Cachorros debilitados não querem largar o osso
Se tem uma cinematografia empenhada em não apagar o seu passado recente esta é a chilena. Ano após ano o tema que envolve a ditadura de Pinochet volta à berlinda através dos cineastas deste país. Recentemente passou ligeiro pelos nossos cinemas o ótimo "O Pacto de Adriana" (escrevi sobre este filme, ver no link https://cinefialho.blogspot.com/2018/05/o-pacto-de-adriana-direcao-de-lissette.html). O que é mais interessante ainda é observar o interesse das diretoras sobre o tema, caso de Marcela Said com seu "Cachorros".
"Cachorros" pode ser vista como uma obra repleta de simbolismos e metáforas. A começar pelo próprio título, inspirado em um quadro de Guillermo Lorca, onde vemos uma menina cercada por vários cachorros. É certo que as possibilidades de leitura podem ser várias, em "Cachorros" nada é definitivamente concluso. Os cachorros aparecem em duas perspectivas no filme, a do simbolismo do quadro (utilizado também como cartaz do filme) e a paixão por esses animais da protagonista Mariana, filha de um grande empresário, daqueles que se locupletaram no período da ditadura de Pinochet. Interessante como o quadro pode representar a própria Mariana cercada por diversos homens, todos opressores. Mas se tem algo de vulnerável em tudo isso são justamente os cachorros, ameaçados por um vizinho que não os quer por perto.
O filme não aborda diretamente a ditadura de Pinochet, fica por ali rondando exatamente como um cão à espreita. Todos os personagens são da elite chilena, todo o contexto recriado por Said remonta do mesmo cenário, o dos poderosos que engordaram suas contas e patrimônios no regime de exceção. A protagonista Mariana (Antonia Zegers) então vive nessa bolha, embora seja uma mulher já com seus 42 anos, que faz um tratamento para engravidar. Ela é uma mulher que se mostra bastante contraditória, é selvagem, autoritária, sedutora, destemida em seus impulsos sexuais, construída como um animal indomável e traiçoeiro. Tudo que acompanhamos no filme é a partir de seu singular ponto de vista.

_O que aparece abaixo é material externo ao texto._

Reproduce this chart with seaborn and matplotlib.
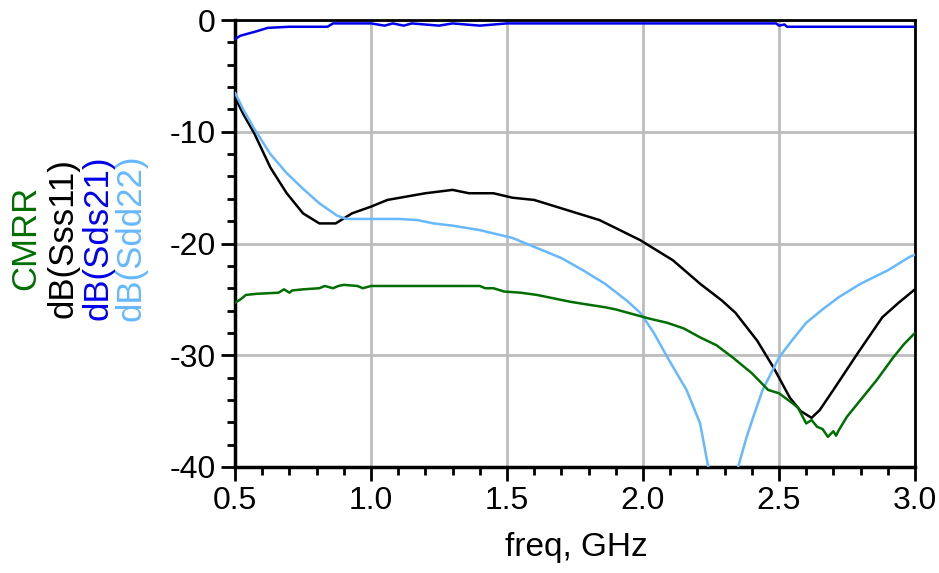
import numpy as np
import pandas as pd
import seaborn as sns
import matplotlib.pyplot as plt
from matplotlib.ticker import MultipleLocator

# Data
freq_s21 = [0.50, 0.52, 0.55, 0.58, 0.62, 0.70, 0.84, 0.86, 1.00, 1.05, 1.08, 1.12, 1.15, 1.20,
            1.25, 1.30, 1.40, 1.50, 1.60, 1.80, 2.00, 2.20, 2.40, 2.49, 2.50, 2.52, 2.53, 2.56,
            2.60, 2.80, 3.00]
s21 = [-1.7, -1.4, -1.2, -1.0, -0.7, -0.6, -0.6, -0.3, -0.3, -0.5, -0.3, -0.5, -0.3, -0.4,
       -0.5, -0.3, -0.5, -0.3, -0.3, -0.3, -0.3, -0.3, -0.3, -0.3, -0.5, -0.4, -0.6, -0.6,
       -0.6, -0.6, -0.6]

freq_s11 = [0.50, 0.53, 0.57, 0.63, 0.69, 0.75, 0.81, 0.87, 0.93, 1.00, 1.06, 1.13, 1.20, 1.30,
            1.36, 1.45, 1.52, 1.60, 1.72, 1.84, 1.99, 2.11, 2.21, 2.29, 2.34, 2.42, 2.48, 2.54,
            2.58, 2.62, 2.65, 2.70, 2.79, 2.88, 2.94, 3.00]
s11 = [-6.9, -8.4, -10.1, -13.2, -15.5, -17.3, -18.2, -18.2, -17.3, -16.7, -16.1, -15.8, -15.5,
       -15.2, -15.5, -15.5, -15.9, -16.1, -17.0, -17.9, -19.7, -21.5, -23.6, -25.1, -26.2,
       -28.7, -31.1, -33.8, -35.0, -35.6, -34.9, -33.1, -29.8, -26.6, -25.3, -24.1]

freq_s22 = [0.50, 0.53, 0.57, 0.63, 0.69, 0.75, 0.81, 0.875, 0.91, 1.00, 1.10, 1.17, 1.23, 1.30,
            1.40, 1.52, 1.60, 1.70, 1.78, 1.86, 1.94, 1.99, 2.04, 2.09, 2.16, 2.21, 2.24, 2.27,
            2.30, 2.33, 2.35, 2.38, 2.41, 2.44, 2.50, 2.55, 2.60, 2.66, 2.72, 2.80, 2.90, 2.98,
            3.00]
s22 = [-6.5, -8.0, -9.7, -12.0, -13.7, -15.1, -16.4, -17.5, -17.8, -17.8, -17.8, -17.9, -18.2,
       -18.4, -18.8, -19.5, -20.3, -21.3, -22.4, -23.6, -25.1, -26.2, -28.0, -30.2, -33.1,
       -36.1, -40.0, -46.0, -50.0, -46.0, -40.0, -37.4, -35.2, -33.1, -30.2, -28.6, -27.1,
       -25.9, -24.8, -23.6, -22.4, -21.2, -21.0]

freq_cm = [0.50, 0.52, 0.54, 0.58, 0.66, 0.68, 0.70, 0.71, 0.75, 0.81, 0.83, 0.86, 0.88, 0.90,
           0.95, 0.97, 1.00, 1.02, 1.10, 1.20, 1.30, 1.40, 1.42, 1.45, 1.49, 1.55, 1.61, 1.67,
           1.73, 1.78, 1.86, 1.90, 1.96, 2.02, 2.09, 2.15, 2.21, 2.27, 2.33, 2.40, 2.46, 2.50,
           2.55, 2.57, 2.60, 2.62, 2.64, 2.66, 2.68, 2.70, 2.71, 2.72, 2.75, 2.78, 2.82, 2.86,
           2.92, 2.96, 3.00]
cmrr = [-25.3, -25.0, -24.6, -24.5, -24.4, -24.1, -24.4, -24.2, -24.1, -24.0, -23.8, -24.0,
        -23.8, -23.7, -23.8, -24.0, -23.8, -23.8, -23.8, -23.8, -23.8, -23.8, -24.0, -24.0,
        -24.3, -24.4, -24.6, -24.9, -25.2, -25.4, -25.7, -25.9, -26.3, -26.7, -27.1, -27.6,
        -28.4, -29.1, -30.2, -31.6, -33.1, -33.4, -34.3, -34.7, -36.1, -35.8, -36.4, -36.6,
        -37.3, -36.8, -37.2, -36.7, -35.5, -34.6, -33.4, -32.2, -30.2, -29.0, -28.0]

c_cmrr = "#006e00"
c_s11 = "black"
c_s21 = "#0000ee"
c_s22 = "#66b8ff"

sns.set_style("white")
plt.rcParams["font.family"] = ["Liberation Sans", "DejaVu Sans"]
plt.rcParams["axes.unicode_minus"] = False
plt.rcParams["text.color"] = "black"

fig = plt.figure(figsize=(9.39, 5.73), dpi=100)
ax = fig.add_axes([0.2503, 0.185, 0.7241, 0.78])

series = [(freq_s21, s21, c_s21), (freq_s11, s11, c_s11),
          (freq_s22, s22, c_s22), (freq_cm, cmrr, c_cmrr)]
for f, v, c in series:
    df = pd.DataFrame({"freq": f, "val": v})
    sns.lineplot(data=df, x="freq", y="val", color=c, linewidth=1.8, ax=ax,
                 sort=False, estimator=None, zorder=3)

ax.set_xlim(0.5, 3.0)
ax.set_ylim(-40, 0)
ax.xaxis.set_major_locator(MultipleLocator(0.5))
ax.xaxis.set_minor_locator(MultipleLocator(0.1))
ax.yaxis.set_major_locator(MultipleLocator(10))
ax.yaxis.set_minor_locator(MultipleLocator(2))
ax.set_xticklabels([f"{t:.1f}" for t in ax.get_xticks()])
ax.set_yticklabels([f"{t:.0f}" for t in ax.get_yticks()])
ax.grid(True, which="major", color="#bdbdbd", linewidth=2.0, zorder=1)
ax.tick_params(which="major", direction="out", length=10, width=2, labelsize=23,
               left=True, bottom=True, pad=4, color="black", labelcolor="black")
ax.tick_params(which="minor", direction="out", length=6, width=2, left=True, bottom=True,
               color="black")
for side in ["left", "bottom"]:
    ax.spines[side].set_linewidth(2.5)
    ax.spines[side].set_color("black")
for side in ["top", "right"]:
    ax.spines[side].set_linewidth(2.0)
    ax.spines[side].set_color("black")
ax.set_xlabel("")
ax.set_ylabel("")

# multi-colour y label
ylabels = [("CMRR", c_cmrr, 0.027), ("dB(Sss11)", c_s11, 0.067),
           ("dB(Sds21)", c_s21, 0.104), ("dB(Sdd22)", c_s22, 0.139)]
for txt, c, xpos in ylabels:
    fig.text(xpos, 0.585, txt, color=c, rotation=90, fontsize=25, ha="center", va="center")

fig.text(0.614, 0.044, "freq, GHz", fontsize=24, ha="center", va="center")

fig.savefig("out.png", dpi=100)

O personagem do coronel Juan (Alfredo Castro, de Tony Manero), professor de Mariana de equitação é exemplar quanto aos privilégios obtidos à época autoritária e que ainda são mantidos contraditoriamente no período democrático. O comportamento autoritário está preservado em cada gesto e palavras que profere. A relação entre os dois é um misto de repulsão e atração, de uma estranha simbiose, há um que de físico, mas o que se sobressai é um algo de doentio, de cumplicidade por algo que aproxima ele da riqueza e posição da família de Mariana. De certa forma, a vida confortável de Mariana está imbricada diretamente com o passado desse homem.
Marcela Said deixa muitas brechas, inconclusões e pistas sem respostas, talvez almejando que os espectadores as completem por si mesmos. No caso do tratamento de gravidez Mariana titubeia, em alguns momentos o boicota voluntariamente. Fica uma pergunta então: será que existe em Mariana um desejo inconsciente de não deixar essa família apodrecida vingar? Suas relações com os homens são sempre mergulhadas e afogadas por conflitos, todos eles se comportam como típicos machistas. Mariana é uma personagem afeita ao enfrentamento, entretanto está totalmente contaminada por um estilo de vida que vem de berço, e de certo modo, é prisioneira dessa educação. Sua relação com o marido é de total distanciamento, nem parecem realmente formar um casal. Ela seduz o delegado de polícia Javier (com quem faz um sexo que mais lembra um estupro do que uma relação de prazer) e o próprio Coronel Juan se surpreende com as iniciativas sexuais da moça. Todos de alguma forma sempre ligados ao passado autoritário da família de Mariana.
Em "Cachorros" tudo não pode estar às claras, afinal certas famílias são assim mesmo, se caracterizam pelos segredos e mistérios. Entretanto, muitos elementos são possíveis de serem descortinados nesse enredo. É de conhecimento de todos que o Coronel Juan responde pelos seus crimes do passado, quando ainda trabalhava na polícia secreta de Pinochet. Os jornais e os protestos em frente à sua casa evidenciam isso. Em determinada hora, o pai não esconde a origem de seus bens e riqueza para a filha. Mariana, dona de uma galeria de arte, gosta de obras onde corpos são distorcidos e rostos são deformados. A diretora Said consegue pintar um quadro simbolista, onde a imagem que vemos é a de um corpo com suas carnes devoradas, todavia parece que uma matilha de cães ainda insiste em roer obstinadamente os ossos que ainda lhe restou. A cena final pode até deixar tudo em aberto, apesar de deixar claro que o período de bonança para uma determinada elite está se extinguindo.
Visto no Estação Net Rio 2, em 08 de julho de 2018.